== The request ==
Below are some records: retype them all exactly, but not the pictures.
● ● ● ● ●
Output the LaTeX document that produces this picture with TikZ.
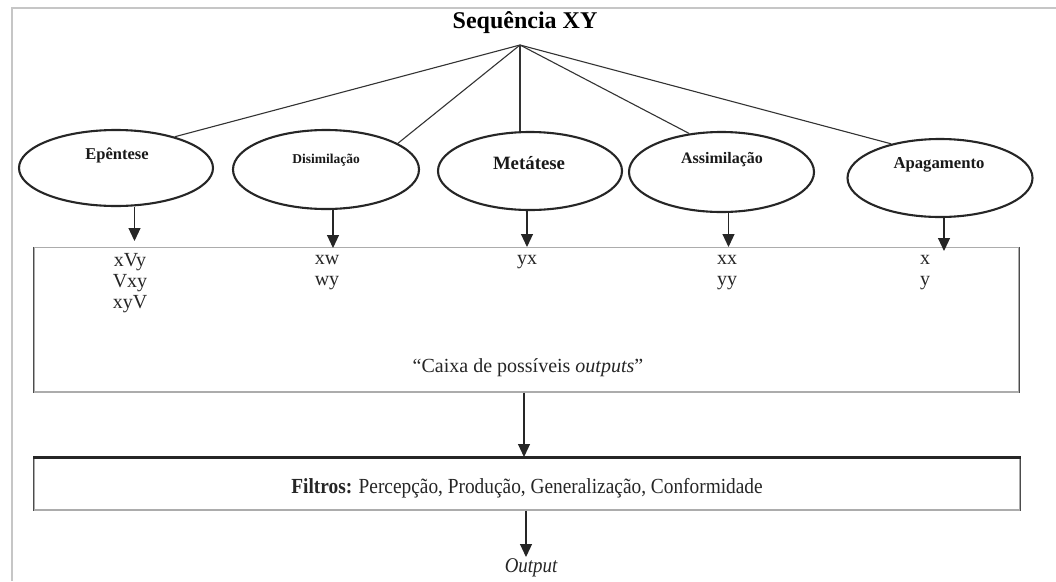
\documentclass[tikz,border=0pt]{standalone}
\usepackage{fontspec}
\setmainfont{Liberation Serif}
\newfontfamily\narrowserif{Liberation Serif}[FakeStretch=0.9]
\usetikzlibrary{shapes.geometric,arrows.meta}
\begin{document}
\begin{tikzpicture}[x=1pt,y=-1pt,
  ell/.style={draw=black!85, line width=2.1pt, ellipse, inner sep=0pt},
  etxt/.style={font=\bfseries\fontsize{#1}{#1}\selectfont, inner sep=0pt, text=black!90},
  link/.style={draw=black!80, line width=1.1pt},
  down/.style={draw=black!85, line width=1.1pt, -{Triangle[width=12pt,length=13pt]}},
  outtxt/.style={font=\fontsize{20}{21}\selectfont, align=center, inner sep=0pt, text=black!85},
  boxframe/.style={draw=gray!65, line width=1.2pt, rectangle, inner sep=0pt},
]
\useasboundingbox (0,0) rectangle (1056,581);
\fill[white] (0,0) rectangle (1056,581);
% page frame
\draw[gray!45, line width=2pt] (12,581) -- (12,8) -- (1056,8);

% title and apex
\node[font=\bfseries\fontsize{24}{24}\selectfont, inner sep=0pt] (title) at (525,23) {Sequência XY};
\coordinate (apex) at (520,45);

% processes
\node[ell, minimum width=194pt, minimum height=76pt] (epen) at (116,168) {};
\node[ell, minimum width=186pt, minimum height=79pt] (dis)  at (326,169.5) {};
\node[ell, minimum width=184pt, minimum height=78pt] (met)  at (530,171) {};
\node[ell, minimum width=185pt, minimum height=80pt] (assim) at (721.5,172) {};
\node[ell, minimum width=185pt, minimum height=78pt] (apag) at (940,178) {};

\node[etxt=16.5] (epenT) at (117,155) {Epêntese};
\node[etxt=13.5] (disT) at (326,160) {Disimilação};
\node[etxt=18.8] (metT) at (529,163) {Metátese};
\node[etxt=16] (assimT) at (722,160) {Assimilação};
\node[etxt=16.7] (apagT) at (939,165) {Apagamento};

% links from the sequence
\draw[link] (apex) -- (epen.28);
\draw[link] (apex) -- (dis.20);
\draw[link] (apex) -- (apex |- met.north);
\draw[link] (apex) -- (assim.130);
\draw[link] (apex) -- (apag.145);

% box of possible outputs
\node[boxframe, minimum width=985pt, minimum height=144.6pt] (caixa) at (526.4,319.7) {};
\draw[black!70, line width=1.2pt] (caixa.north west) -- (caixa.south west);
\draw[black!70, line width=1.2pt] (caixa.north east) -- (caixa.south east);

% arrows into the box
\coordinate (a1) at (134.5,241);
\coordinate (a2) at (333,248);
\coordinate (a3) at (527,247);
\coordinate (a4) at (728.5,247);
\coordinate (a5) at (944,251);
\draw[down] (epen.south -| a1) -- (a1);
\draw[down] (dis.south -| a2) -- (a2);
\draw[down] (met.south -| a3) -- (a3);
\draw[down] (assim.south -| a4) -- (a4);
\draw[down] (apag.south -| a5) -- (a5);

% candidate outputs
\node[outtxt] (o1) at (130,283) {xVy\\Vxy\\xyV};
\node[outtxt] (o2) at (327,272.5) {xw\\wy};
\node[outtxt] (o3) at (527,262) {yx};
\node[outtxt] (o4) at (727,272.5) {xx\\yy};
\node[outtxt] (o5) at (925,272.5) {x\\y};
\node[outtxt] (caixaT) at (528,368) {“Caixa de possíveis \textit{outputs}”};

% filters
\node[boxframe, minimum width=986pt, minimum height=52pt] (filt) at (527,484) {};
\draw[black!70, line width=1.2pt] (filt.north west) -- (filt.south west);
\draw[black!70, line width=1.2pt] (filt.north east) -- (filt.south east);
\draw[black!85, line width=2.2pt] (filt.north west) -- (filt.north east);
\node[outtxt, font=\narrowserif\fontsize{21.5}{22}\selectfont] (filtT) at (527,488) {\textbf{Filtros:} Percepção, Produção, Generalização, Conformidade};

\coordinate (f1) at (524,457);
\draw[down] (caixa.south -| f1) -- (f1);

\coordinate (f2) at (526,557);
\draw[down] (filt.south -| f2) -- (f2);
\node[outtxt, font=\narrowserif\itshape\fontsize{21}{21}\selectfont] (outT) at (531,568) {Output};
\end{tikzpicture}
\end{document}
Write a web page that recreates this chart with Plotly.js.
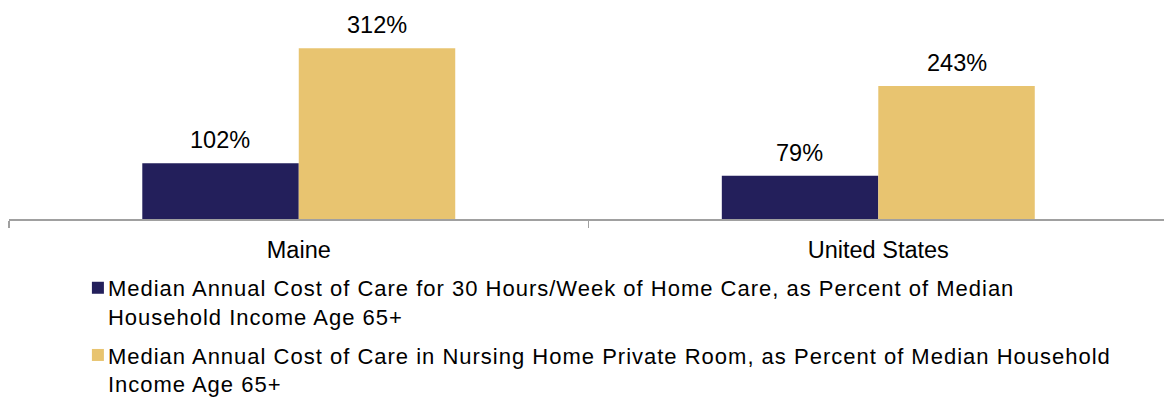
● ● ● ● ●
== Exercise result ==
Output the LaTeX document that produces this picture with TikZ.
\documentclass[tikz,border=0pt]{standalone}
\usepackage{fontspec}
\setmainfont{Liberation Serif}
\newfontfamily\narrowserif{Liberation Serif}[FakeStretch=0.9]
\usetikzlibrary{shapes.geometric,arrows.meta}
\begin{document}
\begin{tikzpicture}[x=1pt,y=-1pt,
  ell/.style={draw=black!85, line width=2.1pt, ellipse, inner sep=0pt},
  etxt/.style={font=\bfseries\fontsize{#1}{#1}\selectfont, inner sep=0pt, text=black!90},
  link/.style={draw=black!80, line width=1.1pt},
  down/.style={draw=black!85, line width=1.1pt, -{Triangle[width=12pt,length=13pt]}},
  outtxt/.style={font=\fontsize{20}{21}\selectfont, align=center, inner sep=0pt, text=black!85},
  boxframe/.style={draw=gray!65, line width=1.2pt, rectangle, inner sep=0pt},
]
\useasboundingbox (0,0) rectangle (1056,581);
\fill[white] (0,0) rectangle (1056,581);
% page frame
\draw[gray!45, line width=2pt] (12,581) -- (12,8) -- (1056,8);

% title and apex
\node[font=\bfseries\fontsize{24}{24}\selectfont, inner sep=0pt] (title) at (525,23) {Sequência XY};
\coordinate (apex) at (520,45);

% processes
\node[ell, minimum width=194pt, minimum height=76pt] (epen) at (116,168) {};
\node[ell, minimum width=186pt, minimum height=79pt] (dis)  at (326,169.5) {};
\node[ell, minimum width=184pt, minimum height=78pt] (met)  at (530,171) {};
\node[ell, minimum width=185pt, minimum height=80pt] (assim) at (721.5,172) {};
\node[ell, minimum width=185pt, minimum height=78pt] (apag) at (940,178) {};

\node[etxt=16.5] (epenT) at (117,155) {Epêntese};
\node[etxt=13.5] (disT) at (326,160) {Disimilação};
\node[etxt=18.8] (metT) at (529,163) {Metátese};
\node[etxt=16] (assimT) at (722,160) {Assimilação};
\node[etxt=16.7] (apagT) at (939,165) {Apagamento};

% links from the sequence
\draw[link] (apex) -- (epen.28);
\draw[link] (apex) -- (dis.20);
\draw[link] (apex) -- (apex |- met.north);
\draw[link] (apex) -- (assim.130);
\draw[link] (apex) -- (apag.145);

% box of possible outputs
\node[boxframe, minimum width=985pt, minimum height=144.6pt] (caixa) at (526.4,319.7) {};
\draw[black!70, line width=1.2pt] (caixa.north west) -- (caixa.south west);
\draw[black!70, line width=1.2pt] (caixa.north east) -- (caixa.south east);

% arrows into the box
\coordinate (a1) at (134.5,241);
\coordinate (a2) at (333,248);
\coordinate (a3) at (527,247);
\coordinate (a4) at (728.5,247);
\coordinate (a5) at (944,251);
\draw[down] (epen.south -| a1) -- (a1);
\draw[down] (dis.south -| a2) -- (a2);
\draw[down] (met.south -| a3) -- (a3);
\draw[down] (assim.south -| a4) -- (a4);
\draw[down] (apag.south -| a5) -- (a5);

% candidate outputs
\node[outtxt] (o1) at (130,283) {xVy\\Vxy\\xyV};
\node[outtxt] (o2) at (327,272.5) {xw\\wy};
\node[outtxt] (o3) at (527,262) {yx};
\node[outtxt] (o4) at (727,272.5) {xx\\yy};
\node[outtxt] (o5) at (925,272.5) {x\\y};
\node[outtxt] (caixaT) at (528,368) {“Caixa de possíveis \textit{outputs}”};

% filters
\node[boxframe, minimum width=986pt, minimum height=52pt] (filt) at (527,484) {};
\draw[black!70, line width=1.2pt] (filt.north west) -- (filt.south west);
\draw[black!70, line width=1.2pt] (filt.north east) -- (filt.south east);
\draw[black!85, line width=2.2pt] (filt.north west) -- (filt.north east);
\node[outtxt, font=\narrowserif\fontsize{21.5}{22}\selectfont] (filtT) at (527,488) {\textbf{Filtros:} Percepção, Produção, Generalização, Conformidade};

\coordinate (f1) at (524,457);
\draw[down] (caixa.south -| f1) -- (f1);

\coordinate (f2) at (526,557);
\draw[down] (filt.south -| f2) -- (f2);
\node[outtxt, font=\narrowserif\itshape\fontsize{21}{21}\selectfont] (outT) at (531,568) {Output};
\end{tikzpicture}
\end{document}
Write a web page that recreates this chart with Plotly.js.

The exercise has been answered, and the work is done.